This paper proposes ICPO (In-Context Steered Policy Optimization), which leverages the in-context learning (ICL) capability of large language models as implicit expert guidance to expand the policy exploration space during RLVR training, without relying on reasoning trajectories from external, stronger models.

Background & Motivation¶

State of the Field: Reinforcement learning with verifiable rewards (RLVR), particularly the GRPO algorithm, has become the dominant paradigm for enhancing mathematical reasoning in large reasoning models (LRMs). However, GRPO relies on on-policy sampling, where all trajectories are drawn from the current policy distribution, limiting exploration diversity.

Limitations of Prior Work: (1) On-policy exploration is confined to the current policy distribution, yielding insufficient trajectory diversity and susceptibility to local optima; (2) existing methods that expand the exploration space (e.g., LUFFY) depend on reasoning trajectories generated by stronger LRMs as off-policy samples, but such advanced models are computationally expensive and not always accessible; (3) directly incorporating external trajectories may introduce noise, undermining training stability.

Root Cause: RLVR requires sufficient exploration diversity to discover better policies, yet on-policy sampling inherently restricts the exploration range; while introducing external expert trajectories is effective, it creates a dependency on external resources.

Paper Goals: Design an RLVR framework that does not rely on external stronger models, leveraging the model's own capabilities to expand the exploration space and improve training effectiveness.

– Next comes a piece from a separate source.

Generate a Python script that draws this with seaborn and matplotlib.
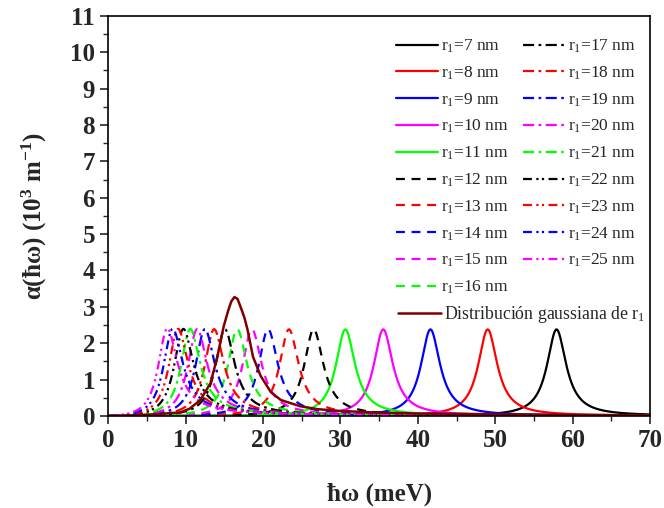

Starting Point: ICL is fundamentally a form of implicit expert-conditioned reasoning — by providing demonstrations in the input, the model shifts its inference distribution toward expert-aligned regions without any parameter updates. Incorporating ICL-steered trajectories into GRPO training enables a form of Implicit Expert Forcing (IEF).

Core Idea: Use demonstrations from existing datasets (e.g., the MATH training set) as ICL demonstrations to guide the model in generating off-policy trajectories, eliminating the need for external stronger models, while ensuring training stability through reject sampling and annealed reward shaping.

Method¶

Overall Architecture¶

ICPO introduces three components on top of standard GRPO: (1) Mixed-Policy GRPO with Implicit Expert Forcing (IEF), which uses ICL to generate off-policy trajectories that expand the exploration space; (2) Expert Region Reject Sampling (ERRS), which filters low-quality off-policy trajectories; and (3) Annealed Expert Reward Shaping (RS), which balances early expert guidance with late-stage autonomous optimization. Each prompt generates 8 trajectories (7 on-policy + 1 off-policy ICL-steered).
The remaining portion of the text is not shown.